I want to join large(1TB) data RDD with medium(10GB) size data RDD. There was an earlier processing on large data with was completing in 8 hours. I then joined the medium sized data to get an info that need to be add to the processing(its a simple join, which takes the value of second column and add it to the final output along with the large data processed output. But this job is running longer for more than 1 day. How do I optimize it? I tried to refer some solutions like Refer. But the solution are for spark dataframe.

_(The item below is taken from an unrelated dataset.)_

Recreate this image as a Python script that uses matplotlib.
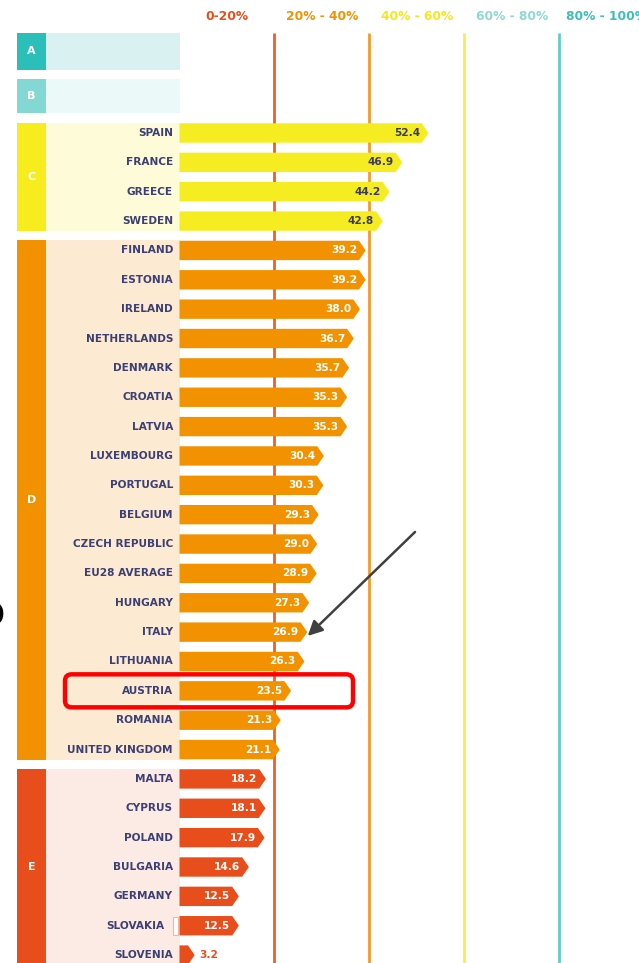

How do I optimize it for RDD?

Large dataset

1,large_blob_of_info
2,large_blob_of_info
3,large_blob_of_info
4,large_blob_of_info
5,large_blob_of_info
6,large_blob_of_info

Medium size data

3,23
2,45
1,67
4,89

Code that I have have.

rdd1.join(rdd2).map(a => a.x)

val result = input
          .map(x => {
            val row = x.split(",")
            (row(0), row(2))
          }).filter(x=> x._1 != null !x._1.isEmpty)
user0712
  • 43
  • 6
  • I suppose that "input" is the result of the join operation. Update your question and include the cluster resources and if you have access to the application console you can analyze how much time take the different tasks, GC, etc, ... – Emiliano Martinez Sep 04 '22 at 08:21
  • Rdd is manual optimization – thebluephantom Sep 04 '22 at 11:19
  • If you have enough executor memory, I would apply broadcast join https://stackoverflow.com/questions/51507991/java-spark-broadcast-and-join-two-rdds – emesday Sep 04 '22 at 12:50
  • Can we use broadcast join on 10GB of data. I have read that broadcast takes max of 8GB – user0712 Sep 04 '22 at 15:46

0 Answers0